Japan will maintain tradition in the imperial household even if it means the end of the monarchy.
After a four-year postponement, Princess Mako, the niece of 61-year-old Emperor Naruhito, is marrying her longtime boyfriend, Kei Komuro. And because Japan’s imperial law strips women of their royal status after marriage, the princess will exit the family, leaving behind just 12 women and five men.
In addition, following controversy over their engagement, Mako turned down a ¥152.5 million ($1.3 million) dowry that has traditionally been awarded to women in the royal family who’ve married, making her the first to do so since World War II.
"It’s a radical departure from what is expected from women of the imperial family,” said Shihoko Goto, Deputy Director for Geoeconomics at the Wilson Center, a Washington-based think tank, and an Asian affairs specialist. "She is prepared to make financial sacrifices and uproot herself from the comfort, safety and privileges of her life to pursue her own path.”
There were 67 members of Japan’s royal family after World War II. After Princess Mako leaves, there will be just 17, and only three heirs to the throne among them: The emperor’s 85-year-old uncle, Prince Hitachi; his brother, Crown Prince Akishino, age 55; and his nephew and Princess Mako’s brother, Hisahito, age 15. Japan is among a handful of modern monarchies — including Saudi Arabia, Oman and Morocco — that limits succession to men.
Princess Mako’s wedding has highlighted previous calls to allow women to be part of the line of succession, as a way to shore up the world’s oldest continuous hereditary monarchy, and to bring it in line with more modern ideas about gender equality.
It’s an overwhelmingly popular idea, according to a Kyodo News poll taken in March and April. Of respondents, 85% said they were in favor of a female emperor, and almost as many — 79% — said they’d support letting the empress pass the throne on to her own children.
Ironically, the imperial family can’t do anything about it. The role of the monarchy, including its line of succession, is governed by Japanese law. In the past two decades, several top political officials have considered changing the rules, to no avail.
In 2006, proposed legislation to allow female heirs to be in line to the throne was shelved after the birth of Prince Hisahito, the first male child in almost four decades.
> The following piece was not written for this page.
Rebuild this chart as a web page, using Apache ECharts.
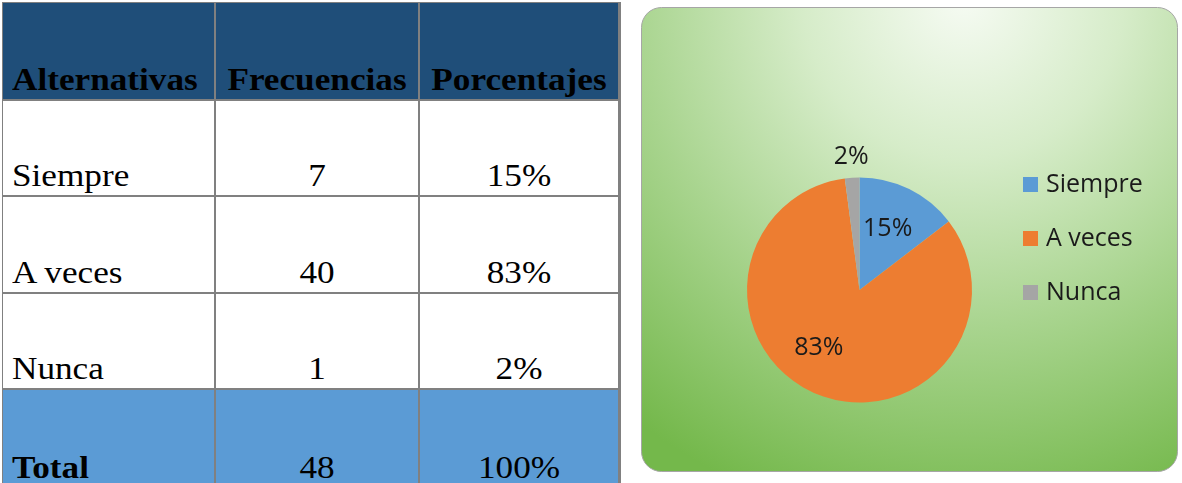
<!DOCTYPE html>
<html>
<head>
<meta charset="utf-8">
<script src="https://cdn.jsdelivr.net/npm/echarts@6/dist/echarts.min.js"></script>
<style>
  html, body { margin:0; padding:0; background:#ffffff; }
  #wrap { position:relative; width:1182px; height:483px; overflow:hidden; }
  #chart { position:absolute; left:0; top:0; width:1182px; height:483px; }
  #tbl { position:absolute; left:2px; top:2px; width:619px; height:486px; background:#808080; }
  .cell { position:absolute; overflow:hidden; }
  .txt { position:absolute; bottom:4px; font-family:"Liberation Serif","Times New Roman",serif; font-size:32px; line-height:32px; color:#000; white-space:nowrap; }
  .l { left:9px; transform:scaleX(1.1); transform-origin:left bottom; }
  .c { left:0; right:0; text-align:center; transform:scaleX(1.1); transform-origin:center bottom; }
  .b { font-weight:bold; }
</style>
</head>
<body>
<div id="wrap">
  <div id="chart"></div>
  <div id="tbl"></div>
</div>
<script>
// ---- data ----
const headers = ['Alternativas', 'Frecuencias', 'Porcentajes'];
const categories = ['Siempre', 'A veces', 'Nunca'];
const frequencies = [7, 40, 1];
const percentages = ['15%', '83%', '2%'];
const totalLabel = 'Total';
const totalFrequency = 48;
const totalPercentage = '100%';
const pieColors = ['#5B9BD5', '#ED7D31', '#A5A5A5'];

// ---- table (HTML) ----
const colEdges = [0, 213, 417, 617];
const rowEdges = [0, 98, 194, 291, 387, 486];
const rows = [
  { cells: headers, bg: '#1F4E79', bold: [true, true, true] }
];
categories.forEach((c, i) => rows.push({ cells: [c, String(frequencies[i]), percentages[i]], bg: '#FFFFFF', bold: [false, false, false] }));
rows.push({ cells: [totalLabel, String(totalFrequency), totalPercentage], bg: '#5B9BD5', bold: [true, false, false] });

const tbl = document.getElementById('tbl');
rows.forEach((row, r) => {
  row.cells.forEach((txt, c) => {
    const cell = document.createElement('div');
    cell.className = 'cell';
    const x0 = colEdges[c], x1 = colEdges[c + 1];
    const y0 = rowEdges[r], y1 = rowEdges[r + 1];
    cell.style.left = (x0 + 1) + 'px';
    cell.style.top = (y0 + 1) + 'px';
    cell.style.width = (x1 - x0 - 2) + 'px';
    cell.style.height = (y1 - y0 - 2) + 'px';
    cell.style.background = row.bg;
    const s = document.createElement('span');
    s.className = 'txt ' + (c === 0 ? 'l' : 'c') + (row.bold[c] ? ' b' : '');
    s.textContent = txt;
    cell.appendChild(s);
    tbl.appendChild(cell);
  });
});

// ---- pie chart (ECharts) ----
const chart = echarts.init(document.getElementById('chart'), null, { renderer: 'canvas' });
const labelFont = { fontFamily: '"Open Sans", sans-serif', fontSize: 25, color: '#1a1a1a' };

const labelTweaks = [
  { position: 'inside', offset: [2, -8] },
  { position: 'inside', offset: [-18, 3] },
  { position: 'outside', offset: [23, 1] }
];

const pieData = categories.map((name, i) => ({
  name: name,
  value: frequencies[i],
  itemStyle: { color: pieColors[i] },
  label: labelTweaks[i],
  labelLine: { show: false, length: 22, length2: 0 }
}));

chart.setOption({
  animation: false,
  graphic: [{
    type: 'rect',
    left: 641, top: 7,
    silent: true,
    z: 0,
    shape: { width: 536, height: 464, r: 20 },
    style: {
      fill: new echarts.graphic.RadialGradient(0.6, -0.02, 1.15, [
        { offset: 0, color: '#f6fbf3' },
        { offset: 0.3, color: '#d6ecc9' },
        { offset: 0.62, color: '#a8d48e' },
        { offset: 1, color: '#74b84b' }
      ]),
      stroke: '#a6a6a6',
      lineWidth: 1
    }
  }],
  legend: {
    orient: 'vertical',
    left: 1023,
    top: 172,
    padding: 0,
    itemWidth: 15,
    itemHeight: 15,
    itemGap: 29,
    icon: 'rect',
    data: categories,
    textStyle: { fontFamily: '"Open Sans", sans-serif', fontSize: 25, lineHeight: 25, color: '#1a1a1a', padding: [0, 0, 0, 3] }
  },
  series: [{
    type: 'pie',
    center: [859.5, 290],
    radius: [0, 112.5],
    startAngle: 90,
    clockwise: true,
    avoidLabelOverlap: false,
    z: 2,
    label: Object.assign({ show: true, formatter: p => Math.round(p.percent) + '%' }, labelFont),
    labelLine: { show: false },
    emphasis: { disabled: true },
    data: pieData
  }]
});
</script>
</body>
</html>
In 2012, then-Prime Minister Yoshihiko Noda considered allowing princesses to create their own royal branches and keep their status when they marry, an effort that stalled when he was replaced by Shinzo Abe.
More recently, former Prime Minister Yoshihide Suga launched an expert panel to look into the matter, an inquiry that petered out when he failed to run for the ruling party's leadership election. His successor, Prime Minister Fumio Kishida, opposes passing down the throne through an empress.
While the number of royals has declined, it cost Japanese taxpayers ¥25 billion ($219 million) this year in food, education, personal expenses and the salaries of 1,080 staff including chauffeurs, gardeners and archivists of imperial records. They also send funds to disaster relief efforts. The British Royal Family, in comparison, incurred about £50 million ($69 million) in expenses in 2019-20, plus an additional £30 million for renovations to Buckingham Palace.
On Tuesday, Mako and Komuro submitted a marriage filing to the local government, which was followed by a news conference. Japanese royal weddings rarely capture attention overseas, and Princess Mako’s low-key event is a missed opportunity for projecting soft power, said Goto.
"This wedding won’t have the kind of consumer spending impact that the marriages of Kate Middleton and Meghan Markle did in Britain,” she said.
But it may boost the economy in other ways. Royal marriages in Japan have been linked to an uptick in marriages and births, a long-sought goal in a country with an graying population. After the 1990 marriage of Crown Prince Akishino, the number of marriages rose 3.7% from five years earlier, compared to a 0.4% drop the year earlier, according to an analysis by Bloomberg Economics. It peaked at 9.8% in 1993 when the current emperor's wedding was held.
The number of births follow a similar trend.
"We do not expect Princess Mako’s marriage to have a big impact on the macro economy,” says Yuki Masujima, a Senior Economist with Bloomberg Economics. "But it could have positive impacts on consumer sentiment and the marriage rate, after a sharp drop due to the COVID crisis.”
After the wedding, the newlyweds plan to live in the U.S., without financial support from the imperial family or the Japanese government. Komuro has reportedly secured a job with a Manhattan law firm, while Princess Mako — who has a master’s degree in art museum studies — has not announced her plans. It may prove a welcome reprieve after years of tabloid scrutiny.
Earlier this month, the Imperial Household Agency said that the princess had been diagnosed with post-traumatic stress disorder as a result of online abuse directed at the couple and their families.
"She has been experiencing a persistent fear that her life is going to be destroyed, which makes her pessimistic and makes it difficult for her to feel happy,” the statement said.